Contemporaneidade e testemunho do tempo histórico: Marcelo Rubens Paiva
Alexandre Fernandez Vaz
Quem foi jovem nos anos 1980 e frequentou ambientes em que posições críticas circulavam com alguma desenvoltura, notou a presença, na agenda opositora à ditadura, de um livro emblemático. Era Feliz ano velho (1982), o primeiro de Marcelo Rubens Paiva, autor de romances, letras de música, roteiros de cinema e séries, crônicas jornalísticas e peças de teatro, além de apresentador de rádio e instrumentista. A obra que abriu a trilogia autobiográfica que passaria por Ainda estou aqui (2015) e se completaria neste 2025 com O novo agora sintetiza parte das grandes questões que nos inquietavam naqueles tempos em que os militares negociavam a saída do poder e a juventude tentava aprender o que era democracia.

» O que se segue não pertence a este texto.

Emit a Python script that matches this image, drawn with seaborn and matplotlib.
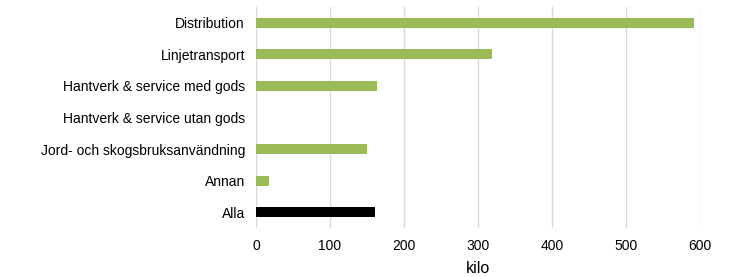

Feliz ano velho foi publicado por uma casa editorial que pautava parte do debate mais sofisticado, a Brasiliense, de Caio Graco Prado. Ela trazia a público muito do que o ambiente de esquerda lia, de material de Humanidades à poesia experimental (a primeira vez que li Ana C., Chacal e Paulo Leminski foi em edições da época). Ademais, companhávamos com interesse os pequenos volumes que compunham as coleções Tudo é história, Encanto radical e Primeiros Passos, compostas por textos introdutórios e não superficiais sobre todo tipo de tema. A Primeiros Passos atribuía para cada livro o título de O que é, para ser completado com o assunto tratado (política, democracia, socialismo, luta de classes, arte, indústria cultural, educação física, pedagogia, psicanálise, corpo, etc.). Entre tantos, os que abordam ideologia (Marilena Chauí), poder (Gérard Lebrun) e corpo(latria) (Wanderley Codo e Wilson Senne) foram os que à época me calaram fundo. Mas havia mais naquele impulso ao pensamento, como a publicação dos três volumes das obras escolhidas de Walter Benjamin, responsáveis pela ampliação decisiva do interesse por esse autor e seus tópicos no Brasil.

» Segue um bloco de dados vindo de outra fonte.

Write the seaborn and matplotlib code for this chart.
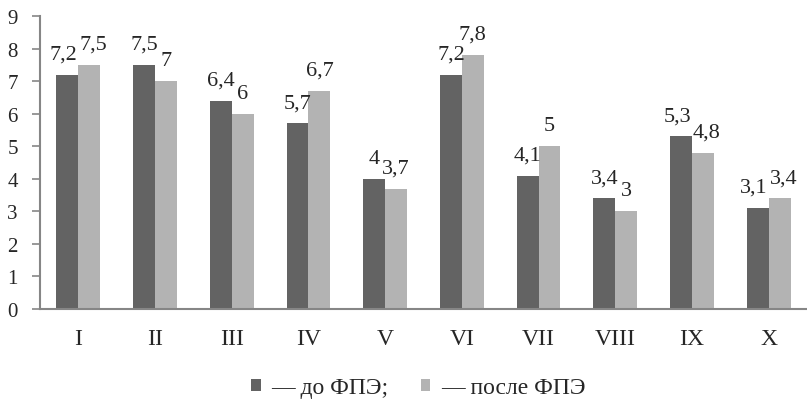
import pandas as pd
import matplotlib.pyplot as plt
import seaborn as sns
from matplotlib.patches import Patch

# Chart data
groups = ['I', 'II', 'III', 'IV', 'V', 'VI', 'VII', 'VIII', 'IX', 'X']
before = [7.2, 7.5, 6.4, 5.7, 4.0, 7.2, 4.1, 3.4, 5.3, 3.1]
after = [7.5, 7.0, 6.0, 6.7, 3.7, 7.8, 5.0, 3.0, 4.8, 3.4]
series_names = ['— до ФПЭ;', '— после ФПЭ']

df = pd.DataFrame({
    'group': groups * 2,
    'value': before + after,
    'series': [series_names[0]] * len(groups) + [series_names[1]] * len(groups),
})

sns.set_style('white')
plt.rcParams['font.family'] = ['Liberation Serif', 'DejaVu Serif']

colors = ['#636363', '#b3b3b3']
axis_gray = '#868686'
label_pad = 8

fig = plt.figure(figsize=(8.07, 4.02), dpi=100)
ax = fig.add_axes([40 / 807, 92 / 402, 767 / 807, 293 / 402])

sns.barplot(data=df, x='group', y='value', hue='series', order=groups,
            hue_order=series_names, palette=colors, width=0.57, gap=0,
            saturation=1, linewidth=0, legend=False, ax=ax)

# value labels with comma decimals
label_sets = []
for cont in ax.containers:
    label_sets.append(ax.bar_label(cont, labels=[f'{b.get_height():g}'.replace('.', ',') for b in cont],
                                   padding=label_pad, fontsize=16))

ax.set_xlim(-0.5, len(groups) - 0.5)
ax.set_ylim(0, 9)
ax.set_yticks(range(10))
ax.set_xlabel('')
ax.set_ylabel('')

# category labels at centers, tick marks at boundaries
ax.set_xticks(range(len(groups)))
ax.set_xticklabels(groups)
ax.tick_params(axis='x', which='major', length=0, pad=14, labelsize=17)
ax.set_xticks([i - 0.5 for i in range(len(groups) + 1)], minor=True)
ax.tick_params(axis='x', which='minor', length=6, width=1.2, color=axis_gray, direction='out')
ax.tick_params(axis='y', length=6, width=1.2, color=axis_gray, pad=10, labelsize=15, left=True)

sns.despine(ax=ax, top=True, right=True)
for side in ['left', 'bottom']:
    ax.spines[side].set_color(axis_gray)
    ax.spines[side].set_linewidth(1.5)

handles = [Patch(facecolor=c, edgecolor='none') for c in colors]
fig.legend(handles, series_names, loc='center left', bbox_to_anchor=(251 / 807, 0.033), ncol=2,
           frameon=False, fontsize=17, handlelength=0.42, handleheight=0.42,
           handletextpad=0.45, columnspacing=1.35, borderpad=0, borderaxespad=0)

# push apart paired labels that collide (like the original does)
fig.canvas.draw()
renderer = fig.canvas.get_renderer()
for a, b in zip(*label_sets):
    ea, eb = a.get_window_extent(renderer), b.get_window_extent(renderer)
    overlap_x = ea.x1 - eb.x0 + 2
    overlap_y = min(ea.y1, eb.y1) - max(ea.y0, eb.y0)
    if overlap_x > 0 and overlap_y > 0:
        shift = overlap_x / 2 * 72 / fig.dpi
        a.xyann = (-shift, label_pad)
        b.xyann = (shift, label_pad)

fig.savefig('out.png', dpi=100)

Foi Caio Graco quem sugeriu a Marcelo que escrevesse sobre a experiência de ser um jovem adulto que havia pouco sofrera um acidente cujo resultado foi deixá-lo paraplégico, ele que já era vítima de outra situação traumática, a de ser filho de um desaparecido político detido, torturado e morto pelas forças repressivas da ditadura. O livro é um relato do intervalo entre um episódio e outro, sobretudo do período de juventude e vida universitária, boêmia e artística, dos primeiros amores e dissabores. Mas, o mais relevante vem depois – ou, ao mesmo tempo, já que a narrativa não é linear e tem lá suas elipses –, o primeiro ano de sua recuperação do acidente e, de certa forma, de si mesmo, em um mundo hostil às pessoas com deficiência. O ritmo um tanto beatnik do texto combina com a linguagem despojada, gírias e palavrões em profusão, além de um masculinismo com o qual hoje não estamos de acordo. O autor não estava sozinho e seu trabalho encontrava eco na literatura, por exemplo, de Reinaldo Moraes, que no ano anterior publicara o célebre Tanto faz.
Quando Feliz ano velho foi publicado, eu estava no segundo grau (que hoje se chama ensino médio), mas frequentava o campus da Universidade Federal de Santa Catarina (UFSC) para praticar atletismo. Convivendo com gente da graduação, familiarizando-me com o ambiente de oposição extraparlamentar e cultivo da contracultura, aprendi que o Diretório Central dos Estudantes (DCE) chamava-se, como até hoje acontece, Luís Travassos. Ele foi importante militante contra a ditadura, exilado durante dez anos, tendo regressado ao Brasil depois da promulgação da lei da anistia, em 1979. Pois bem, o homenageado, que morrera em acidente automobilístico em fevereiro de 1982, é o autor do impactante prefácio do livro, originalmente uma carta endereçada a Marcelo.
De lá para cá, as edições se multiplicaram, inclusive uma especial nos seus 40 anos, com prefácio de Maria Ribeiro, chegando o enredo também ao cinema, ao teatro, a outros países e idiomas. Foi sucedido por uma sólida carreira literária do autor, que muito se empenhou na luta pela democracia, o não apagamento histórico, os direitos de pessoas com deficiência. A narrativa de Feliz ano velho, que tanto disse ao adolescente que eu era, não tinha a precisão que depois Marcelo alcançaria, mas isso não lhe quita a força expressiva e mobilizadora dos jovens de então. Do fundo de duas tragédias, era bonito o convite daqueles anos em que havia a esperança da redemocratização: leiam, vivam, sonhem e continuem. Valeu a leitura, vale a releitura. É bom ser contemporâneo de Marcelo Rubens Paiva.